((
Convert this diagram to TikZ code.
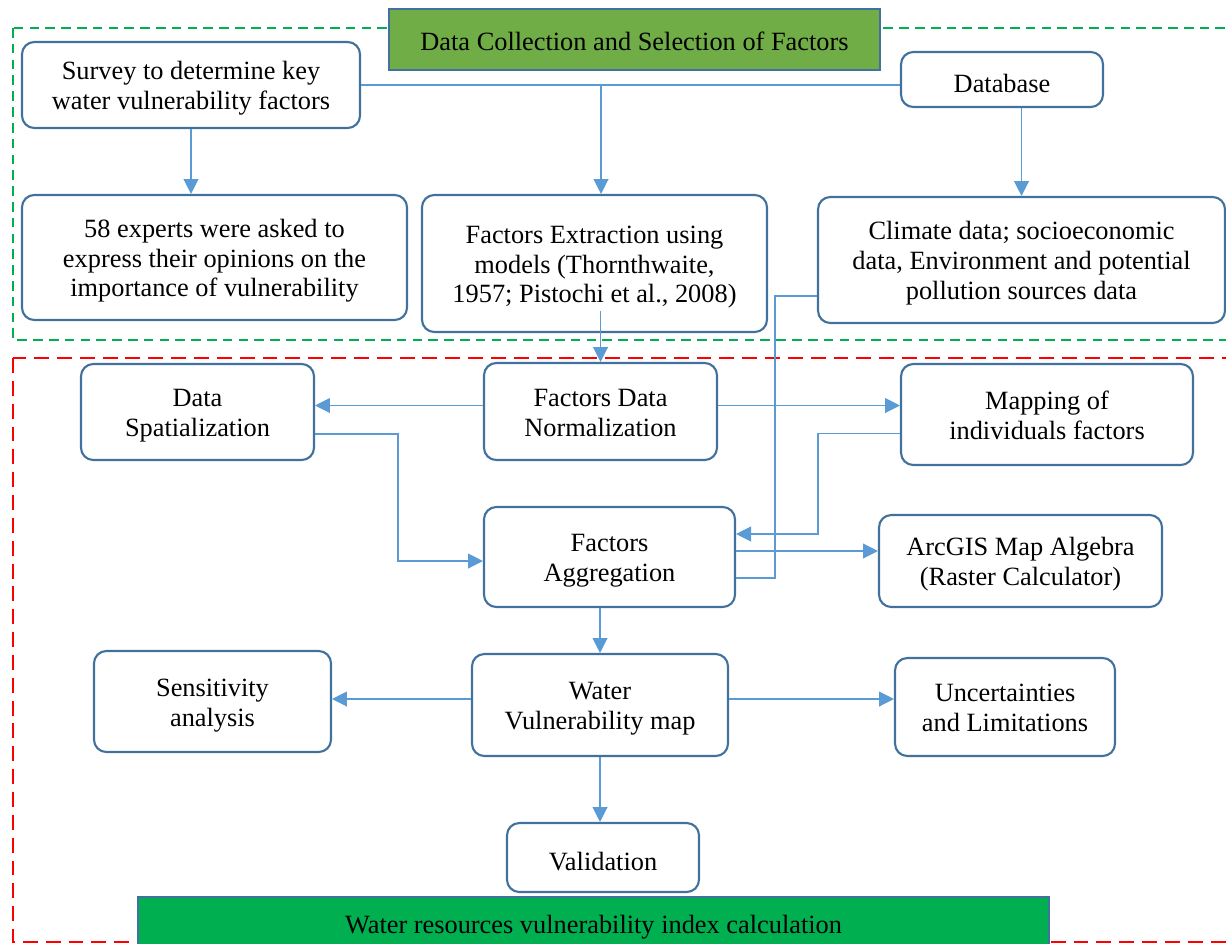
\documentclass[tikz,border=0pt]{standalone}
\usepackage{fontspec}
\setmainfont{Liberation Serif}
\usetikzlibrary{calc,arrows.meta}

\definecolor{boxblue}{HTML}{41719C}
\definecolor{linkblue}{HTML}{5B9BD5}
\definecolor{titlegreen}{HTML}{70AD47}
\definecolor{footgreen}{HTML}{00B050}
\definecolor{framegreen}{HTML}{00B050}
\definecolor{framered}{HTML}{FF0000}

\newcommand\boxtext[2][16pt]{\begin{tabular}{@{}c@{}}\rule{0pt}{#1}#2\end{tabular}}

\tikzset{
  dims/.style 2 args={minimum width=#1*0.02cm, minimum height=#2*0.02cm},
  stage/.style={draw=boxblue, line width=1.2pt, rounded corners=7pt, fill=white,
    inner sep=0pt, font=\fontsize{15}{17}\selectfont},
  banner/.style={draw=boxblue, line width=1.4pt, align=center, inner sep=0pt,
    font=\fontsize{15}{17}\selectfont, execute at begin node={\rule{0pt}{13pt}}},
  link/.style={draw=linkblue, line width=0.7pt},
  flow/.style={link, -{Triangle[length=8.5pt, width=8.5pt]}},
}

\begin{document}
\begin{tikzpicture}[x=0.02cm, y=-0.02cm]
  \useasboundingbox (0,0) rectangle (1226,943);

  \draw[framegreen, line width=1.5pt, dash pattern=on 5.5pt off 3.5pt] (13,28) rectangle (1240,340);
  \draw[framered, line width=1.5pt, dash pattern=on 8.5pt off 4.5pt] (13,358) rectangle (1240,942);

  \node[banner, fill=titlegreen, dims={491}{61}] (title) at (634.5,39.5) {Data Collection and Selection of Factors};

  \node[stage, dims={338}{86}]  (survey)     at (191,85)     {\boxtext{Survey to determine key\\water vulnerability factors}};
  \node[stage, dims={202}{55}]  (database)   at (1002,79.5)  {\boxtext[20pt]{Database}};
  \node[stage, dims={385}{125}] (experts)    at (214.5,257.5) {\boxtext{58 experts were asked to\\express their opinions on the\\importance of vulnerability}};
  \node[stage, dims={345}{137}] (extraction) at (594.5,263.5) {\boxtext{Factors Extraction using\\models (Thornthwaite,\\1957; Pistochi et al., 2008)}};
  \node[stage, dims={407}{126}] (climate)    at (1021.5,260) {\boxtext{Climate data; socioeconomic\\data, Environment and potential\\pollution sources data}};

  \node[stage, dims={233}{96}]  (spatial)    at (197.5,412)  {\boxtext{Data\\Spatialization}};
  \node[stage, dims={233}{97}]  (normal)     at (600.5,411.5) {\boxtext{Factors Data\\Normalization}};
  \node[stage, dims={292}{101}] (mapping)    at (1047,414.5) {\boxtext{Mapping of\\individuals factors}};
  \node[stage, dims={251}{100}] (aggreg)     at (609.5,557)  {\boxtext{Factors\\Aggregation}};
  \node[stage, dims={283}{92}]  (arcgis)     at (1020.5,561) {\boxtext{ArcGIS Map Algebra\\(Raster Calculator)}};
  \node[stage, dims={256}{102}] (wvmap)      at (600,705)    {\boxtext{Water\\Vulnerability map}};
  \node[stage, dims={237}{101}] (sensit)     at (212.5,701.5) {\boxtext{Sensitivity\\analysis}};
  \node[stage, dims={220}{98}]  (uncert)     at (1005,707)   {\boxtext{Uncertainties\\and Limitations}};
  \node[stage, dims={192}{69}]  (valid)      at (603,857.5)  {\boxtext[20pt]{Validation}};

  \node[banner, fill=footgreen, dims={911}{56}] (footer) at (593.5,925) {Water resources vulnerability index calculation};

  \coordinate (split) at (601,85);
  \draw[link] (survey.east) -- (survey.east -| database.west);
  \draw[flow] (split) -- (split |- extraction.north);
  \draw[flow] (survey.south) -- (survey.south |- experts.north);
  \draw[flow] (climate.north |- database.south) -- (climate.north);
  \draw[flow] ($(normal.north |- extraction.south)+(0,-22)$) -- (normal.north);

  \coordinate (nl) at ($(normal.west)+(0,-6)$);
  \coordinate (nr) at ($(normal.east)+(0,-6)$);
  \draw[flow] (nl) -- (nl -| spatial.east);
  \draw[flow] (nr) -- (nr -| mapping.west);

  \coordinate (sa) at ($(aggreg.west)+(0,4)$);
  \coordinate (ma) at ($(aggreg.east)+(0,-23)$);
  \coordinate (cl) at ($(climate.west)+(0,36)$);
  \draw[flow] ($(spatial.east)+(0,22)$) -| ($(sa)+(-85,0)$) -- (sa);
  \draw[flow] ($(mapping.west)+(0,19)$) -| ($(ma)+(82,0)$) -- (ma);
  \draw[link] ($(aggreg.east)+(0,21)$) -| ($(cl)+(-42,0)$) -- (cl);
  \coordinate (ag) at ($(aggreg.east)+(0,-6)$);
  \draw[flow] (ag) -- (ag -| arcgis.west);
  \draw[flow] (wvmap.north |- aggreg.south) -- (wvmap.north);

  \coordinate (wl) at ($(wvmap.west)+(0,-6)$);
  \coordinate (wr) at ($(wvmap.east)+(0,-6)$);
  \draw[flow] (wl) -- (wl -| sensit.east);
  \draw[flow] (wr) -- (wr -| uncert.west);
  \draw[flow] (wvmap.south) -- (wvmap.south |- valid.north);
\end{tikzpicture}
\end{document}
))
WORK INSTRUCTIONS: Reproduce the material above verbatim; omit every picture.

FINISHED ANSWER:
Convert this diagram to TikZ code.
\documentclass[tikz,border=0pt]{standalone}
\usepackage{fontspec}
\setmainfont{Liberation Serif}
\usetikzlibrary{calc,arrows.meta}

\definecolor{boxblue}{HTML}{41719C}
\definecolor{linkblue}{HTML}{5B9BD5}
\definecolor{titlegreen}{HTML}{70AD47}
\definecolor{footgreen}{HTML}{00B050}
\definecolor{framegreen}{HTML}{00B050}
\definecolor{framered}{HTML}{FF0000}

\newcommand\boxtext[2][16pt]{\begin{tabular}{@{}c@{}}\rule{0pt}{#1}#2\end{tabular}}

\tikzset{
  dims/.style 2 args={minimum width=#1*0.02cm, minimum height=#2*0.02cm},
  stage/.style={draw=boxblue, line width=1.2pt, rounded corners=7pt, fill=white,
    inner sep=0pt, font=\fontsize{15}{17}\selectfont},
  banner/.style={draw=boxblue, line width=1.4pt, align=center, inner sep=0pt,
    font=\fontsize{15}{17}\selectfont, execute at begin node={\rule{0pt}{13pt}}},
  link/.style={draw=linkblue, line width=0.7pt},
  flow/.style={link, -{Triangle[length=8.5pt, width=8.5pt]}},
}

\begin{document}
\begin{tikzpicture}[x=0.02cm, y=-0.02cm]
  \useasboundingbox (0,0) rectangle (1226,943);

  \draw[framegreen, line width=1.5pt, dash pattern=on 5.5pt off 3.5pt] (13,28) rectangle (1240,340);
  \draw[framered, line width=1.5pt, dash pattern=on 8.5pt off 4.5pt] (13,358) rectangle (1240,942);

  \node[banner, fill=titlegreen, dims={491}{61}] (title) at (634.5,39.5) {Data Collection and Selection of Factors};

  \node[stage, dims={338}{86}]  (survey)     at (191,85)     {\boxtext{Survey to determine key\\water vulnerability factors}};
  \node[stage, dims={202}{55}]  (database)   at (1002,79.5)  {\boxtext[20pt]{Database}};
  \node[stage, dims={385}{125}] (experts)    at (214.5,257.5) {\boxtext{58 experts were asked to\\express their opinions on the\\importance of vulnerability}};
  \node[stage, dims={345}{137}] (extraction) at (594.5,263.5) {\boxtext{Factors Extraction using\\models (Thornthwaite,\\1957; Pistochi et al., 2008)}};
  \node[stage, dims={407}{126}] (climate)    at (1021.5,260) {\boxtext{Climate data; socioeconomic\\data, Environment and potential\\pollution sources data}};

  \node[stage, dims={233}{96}]  (spatial)    at (197.5,412)  {\boxtext{Data\\Spatialization}};
  \node[stage, dims={233}{97}]  (normal)     at (600.5,411.5) {\boxtext{Factors Data\\Normalization}};
  \node[stage, dims={292}{101}] (mapping)    at (1047,414.5) {\boxtext{Mapping of\\individuals factors}};
  \node[stage, dims={251}{100}] (aggreg)     at (609.5,557)  {\boxtext{Factors\\Aggregation}};
  \node[stage, dims={283}{92}]  (arcgis)     at (1020.5,561) {\boxtext{ArcGIS Map Algebra\\(Raster Calculator)}};
  \node[stage, dims={256}{102}] (wvmap)      at (600,705)    {\boxtext{Water\\Vulnerability map}};
  \node[stage, dims={237}{101}] (sensit)     at (212.5,701.5) {\boxtext{Sensitivity\\analysis}};
  \node[stage, dims={220}{98}]  (uncert)     at (1005,707)   {\boxtext{Uncertainties\\and Limitations}};
  \node[stage, dims={192}{69}]  (valid)      at (603,857.5)  {\boxtext[20pt]{Validation}};

  \node[banner, fill=footgreen, dims={911}{56}] (footer) at (593.5,925) {Water resources vulnerability index calculation};

  \coordinate (split) at (601,85);
  \draw[link] (survey.east) -- (survey.east -| database.west);
  \draw[flow] (split) -- (split |- extraction.north);
  \draw[flow] (survey.south) -- (survey.south |- experts.north);
  \draw[flow] (climate.north |- database.south) -- (climate.north);
  \draw[flow] ($(normal.north |- extraction.south)+(0,-22)$) -- (normal.north);

  \coordinate (nl) at ($(normal.west)+(0,-6)$);
  \coordinate (nr) at ($(normal.east)+(0,-6)$);
  \draw[flow] (nl) -- (nl -| spatial.east);
  \draw[flow] (nr) -- (nr -| mapping.west);

  \coordinate (sa) at ($(aggreg.west)+(0,4)$);
  \coordinate (ma) at ($(aggreg.east)+(0,-23)$);
  \coordinate (cl) at ($(climate.west)+(0,36)$);
  \draw[flow] ($(spatial.east)+(0,22)$) -| ($(sa)+(-85,0)$) -- (sa);
  \draw[flow] ($(mapping.west)+(0,19)$) -| ($(ma)+(82,0)$) -- (ma);
  \draw[link] ($(aggreg.east)+(0,21)$) -| ($(cl)+(-42,0)$) -- (cl);
  \coordinate (ag) at ($(aggreg.east)+(0,-6)$);
  \draw[flow] (ag) -- (ag -| arcgis.west);
  \draw[flow] (wvmap.north |- aggreg.south) -- (wvmap.north);

  \coordinate (wl) at ($(wvmap.west)+(0,-6)$);
  \coordinate (wr) at ($(wvmap.east)+(0,-6)$);
  \draw[flow] (wl) -- (wl -| sensit.east);
  \draw[flow] (wr) -- (wr -| uncert.west);
  \draw[flow] (wvmap.south) -- (wvmap.south |- valid.north);
\end{tikzpicture}
\end{document}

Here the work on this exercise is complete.